- _Brief_
Include the line containing "GRID = '#c8c8c8'" and all lines before it, repeated exactly from the listing below, without pictures.

- _Collected material_
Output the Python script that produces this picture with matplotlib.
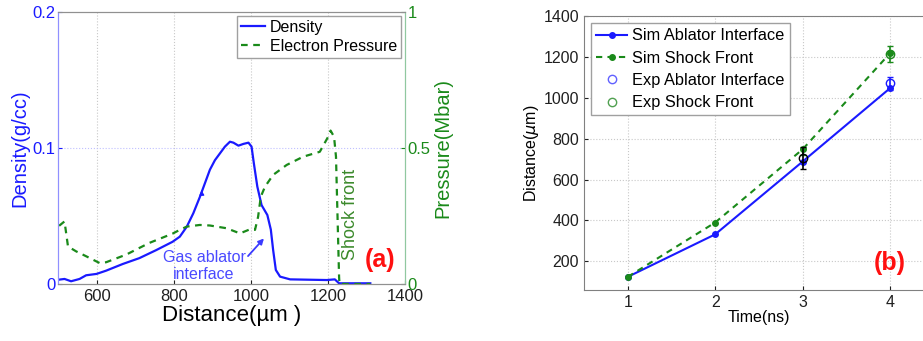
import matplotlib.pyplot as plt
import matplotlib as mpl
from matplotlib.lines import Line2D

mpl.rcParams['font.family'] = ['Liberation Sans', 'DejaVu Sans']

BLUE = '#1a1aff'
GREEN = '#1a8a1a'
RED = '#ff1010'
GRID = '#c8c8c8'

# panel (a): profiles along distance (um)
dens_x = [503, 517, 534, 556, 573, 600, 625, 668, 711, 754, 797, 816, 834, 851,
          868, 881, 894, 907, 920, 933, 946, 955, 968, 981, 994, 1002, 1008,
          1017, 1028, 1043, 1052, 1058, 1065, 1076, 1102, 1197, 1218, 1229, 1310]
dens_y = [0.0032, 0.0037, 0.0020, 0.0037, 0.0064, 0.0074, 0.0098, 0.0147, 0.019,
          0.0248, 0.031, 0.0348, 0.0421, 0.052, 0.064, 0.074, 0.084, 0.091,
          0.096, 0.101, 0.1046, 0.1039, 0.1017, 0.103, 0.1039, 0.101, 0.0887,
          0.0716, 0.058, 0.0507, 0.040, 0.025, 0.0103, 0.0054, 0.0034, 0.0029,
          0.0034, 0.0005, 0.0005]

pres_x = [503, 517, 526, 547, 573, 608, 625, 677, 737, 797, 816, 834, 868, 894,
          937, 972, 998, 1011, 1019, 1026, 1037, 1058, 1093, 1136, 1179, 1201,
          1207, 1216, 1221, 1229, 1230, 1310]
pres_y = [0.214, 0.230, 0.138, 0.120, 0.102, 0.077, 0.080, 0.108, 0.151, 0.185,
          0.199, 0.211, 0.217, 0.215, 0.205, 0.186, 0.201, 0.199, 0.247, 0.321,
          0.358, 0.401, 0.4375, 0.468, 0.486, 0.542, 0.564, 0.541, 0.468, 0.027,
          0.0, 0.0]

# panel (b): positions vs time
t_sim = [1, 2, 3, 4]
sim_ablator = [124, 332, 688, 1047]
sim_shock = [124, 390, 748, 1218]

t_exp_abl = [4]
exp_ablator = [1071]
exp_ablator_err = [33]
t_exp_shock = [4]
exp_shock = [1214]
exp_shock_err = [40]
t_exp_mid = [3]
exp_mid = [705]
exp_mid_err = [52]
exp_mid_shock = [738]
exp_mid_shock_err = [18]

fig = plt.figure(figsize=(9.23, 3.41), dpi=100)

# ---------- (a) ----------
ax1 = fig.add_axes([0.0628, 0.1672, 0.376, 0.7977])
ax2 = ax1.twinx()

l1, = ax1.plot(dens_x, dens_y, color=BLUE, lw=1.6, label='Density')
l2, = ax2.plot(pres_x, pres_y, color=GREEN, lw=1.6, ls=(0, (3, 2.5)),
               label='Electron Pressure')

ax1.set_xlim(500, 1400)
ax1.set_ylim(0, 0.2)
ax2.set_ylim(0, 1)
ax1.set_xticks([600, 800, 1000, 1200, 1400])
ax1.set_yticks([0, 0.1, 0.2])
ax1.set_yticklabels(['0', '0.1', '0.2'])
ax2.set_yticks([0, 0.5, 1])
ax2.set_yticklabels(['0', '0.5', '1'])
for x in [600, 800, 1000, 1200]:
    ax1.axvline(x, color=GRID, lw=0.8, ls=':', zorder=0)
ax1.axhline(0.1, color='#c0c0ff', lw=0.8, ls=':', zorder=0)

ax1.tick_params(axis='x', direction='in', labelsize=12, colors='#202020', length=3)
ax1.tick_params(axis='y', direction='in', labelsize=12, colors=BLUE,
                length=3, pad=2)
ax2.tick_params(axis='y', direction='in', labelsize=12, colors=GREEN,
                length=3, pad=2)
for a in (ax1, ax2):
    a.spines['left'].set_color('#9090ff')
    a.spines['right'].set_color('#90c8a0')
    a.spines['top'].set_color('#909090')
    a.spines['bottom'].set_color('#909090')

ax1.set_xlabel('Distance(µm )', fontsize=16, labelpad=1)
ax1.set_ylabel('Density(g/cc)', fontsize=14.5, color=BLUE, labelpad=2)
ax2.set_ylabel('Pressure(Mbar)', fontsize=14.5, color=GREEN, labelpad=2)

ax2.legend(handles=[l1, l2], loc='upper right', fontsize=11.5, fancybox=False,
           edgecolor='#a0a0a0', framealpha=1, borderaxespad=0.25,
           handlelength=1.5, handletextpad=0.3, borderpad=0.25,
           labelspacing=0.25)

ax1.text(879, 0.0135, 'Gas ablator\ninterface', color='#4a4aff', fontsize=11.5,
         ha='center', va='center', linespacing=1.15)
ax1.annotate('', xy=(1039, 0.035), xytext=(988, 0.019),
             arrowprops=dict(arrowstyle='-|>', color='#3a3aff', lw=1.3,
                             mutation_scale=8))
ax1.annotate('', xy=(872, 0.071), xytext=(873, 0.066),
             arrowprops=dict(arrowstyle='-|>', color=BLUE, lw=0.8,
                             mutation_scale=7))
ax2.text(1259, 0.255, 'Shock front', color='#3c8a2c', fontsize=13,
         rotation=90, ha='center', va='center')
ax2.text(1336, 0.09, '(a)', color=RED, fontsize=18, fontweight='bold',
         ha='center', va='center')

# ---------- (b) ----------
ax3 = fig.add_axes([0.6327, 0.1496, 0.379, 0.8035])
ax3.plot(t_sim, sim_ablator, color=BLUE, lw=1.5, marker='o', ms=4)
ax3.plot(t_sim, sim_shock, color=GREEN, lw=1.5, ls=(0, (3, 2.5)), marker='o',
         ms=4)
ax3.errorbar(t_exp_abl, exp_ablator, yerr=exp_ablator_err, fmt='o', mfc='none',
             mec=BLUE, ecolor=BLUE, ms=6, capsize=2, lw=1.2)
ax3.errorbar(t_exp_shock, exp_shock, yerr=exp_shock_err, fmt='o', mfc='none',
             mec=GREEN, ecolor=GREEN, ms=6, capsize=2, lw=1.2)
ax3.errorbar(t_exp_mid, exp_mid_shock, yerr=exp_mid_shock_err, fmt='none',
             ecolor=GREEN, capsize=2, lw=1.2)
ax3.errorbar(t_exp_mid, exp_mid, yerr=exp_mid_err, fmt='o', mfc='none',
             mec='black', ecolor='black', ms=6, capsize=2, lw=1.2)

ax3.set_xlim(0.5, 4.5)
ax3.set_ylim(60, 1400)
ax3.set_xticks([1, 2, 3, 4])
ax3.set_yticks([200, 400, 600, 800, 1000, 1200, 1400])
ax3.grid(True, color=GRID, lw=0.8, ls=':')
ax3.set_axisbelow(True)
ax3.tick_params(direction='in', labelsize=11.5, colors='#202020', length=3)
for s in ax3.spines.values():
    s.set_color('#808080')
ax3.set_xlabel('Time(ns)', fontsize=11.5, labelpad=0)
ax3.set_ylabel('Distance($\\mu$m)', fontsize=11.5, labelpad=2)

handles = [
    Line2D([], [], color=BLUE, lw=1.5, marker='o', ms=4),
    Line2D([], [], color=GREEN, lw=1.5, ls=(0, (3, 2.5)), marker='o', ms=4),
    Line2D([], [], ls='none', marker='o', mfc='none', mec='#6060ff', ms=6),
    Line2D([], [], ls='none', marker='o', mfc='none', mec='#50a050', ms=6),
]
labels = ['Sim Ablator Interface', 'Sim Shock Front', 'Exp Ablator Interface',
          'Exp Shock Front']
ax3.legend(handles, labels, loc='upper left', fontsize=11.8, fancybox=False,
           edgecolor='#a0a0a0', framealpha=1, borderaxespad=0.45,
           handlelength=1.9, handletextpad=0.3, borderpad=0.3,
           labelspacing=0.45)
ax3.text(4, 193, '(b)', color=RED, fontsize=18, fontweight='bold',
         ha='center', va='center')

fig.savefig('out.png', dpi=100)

- _Expected answer_
Output the Python script that produces this picture with matplotlib.
import matplotlib.pyplot as plt
import matplotlib as mpl
from matplotlib.lines import Line2D

mpl.rcParams['font.family'] = ['Liberation Sans', 'DejaVu Sans']

BLUE = '#1a1aff'
GREEN = '#1a8a1a'
RED = '#ff1010'
GRID = '#c8c8c8'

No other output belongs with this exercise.